Teradatas Extreme Data Appliance boxes and iSilon storage.
post #48 of 49
Quote:
Originally Posted by FuturePastNow View Post

Define "custom CPU". A SKU from Intel that isn't available in retail yet? That's been done before and may well happen again.

An Apple-designed CPU in the Mac Pro? An ARM? No fargin' way.

This is just my interpretation, but I imagine the part will be almost identical to what Intel will have available later this year, but with a custom speed rating for Apple. First run, non-retail Apple exclusive speeds. Or they could be chips without the GPU. Mostly speculation at this point.
post #49 of 49
Mainly I hope the new Mac Pro base configuration will represent good value because I've decided my next computer is not going to be a Mac Mini. I've been using Minis since 2006 but this latest Mini has been having so many issues, mainly in regards to accessing external drives, that I figure it's time to step up and opt instead for a Mac Pro. Given a choice between overkill and not quite good enough, now I'm ready to try overkill.
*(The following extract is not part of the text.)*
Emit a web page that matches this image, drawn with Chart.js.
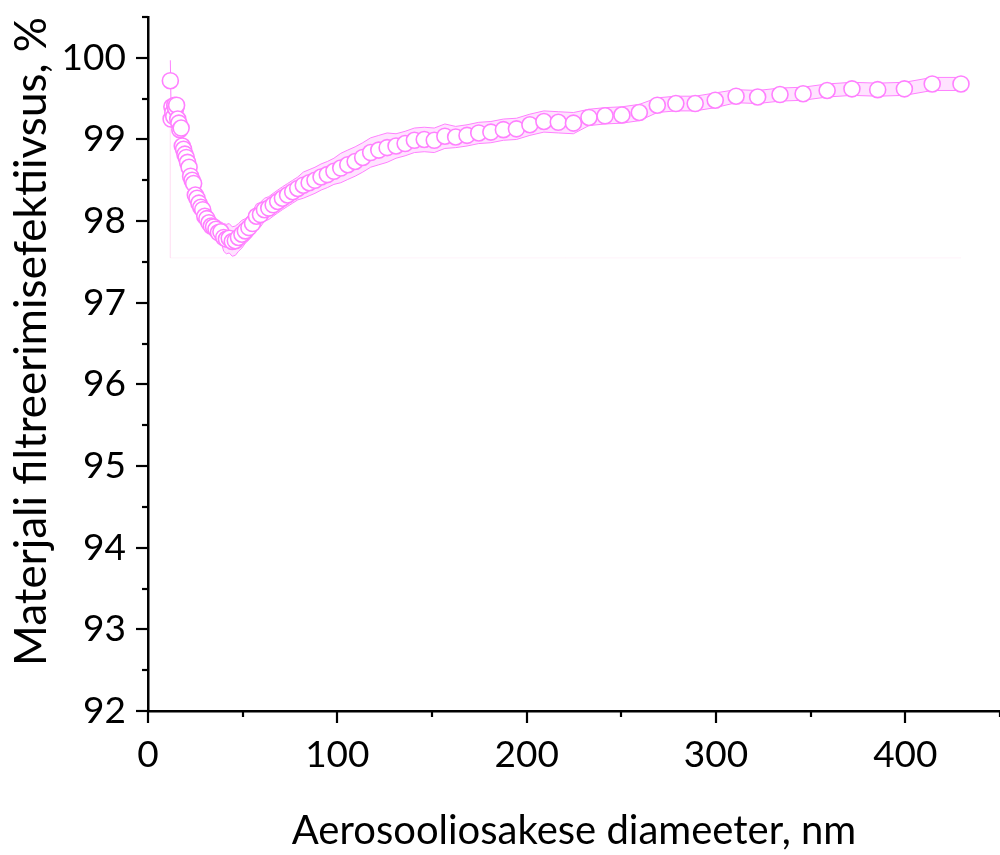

So as soon as Apple unveils the new Mac Pro, I'll be placing a order for the base configuration. At the very least the new version should come with comparable pricing to the US. Here in Canada at the moment, the base Mac Pro is $100 more expensive here in Canada. Based on how Apple has been trending, that's likely to change. More processing power is inevitable. I hope the HDD capacity will increase (it usually does) and I wouldn't mind a boost to system RAM.

My thought now is that the Mac Pro is more likely to be troublefree and for quite a long time. Certainly there will be enough power under the hood to meet my needs for the next six, seven, eight years. HDD expansion is easy and far more convenient without the clutter of so many external peripherals.

I do have a question. What has Apple's track record been like in terms of reliability for brand new case designs. One rumour is that the new model will get a revised case and I don't want to be one of the first to buy if there's much risk of early design flaws.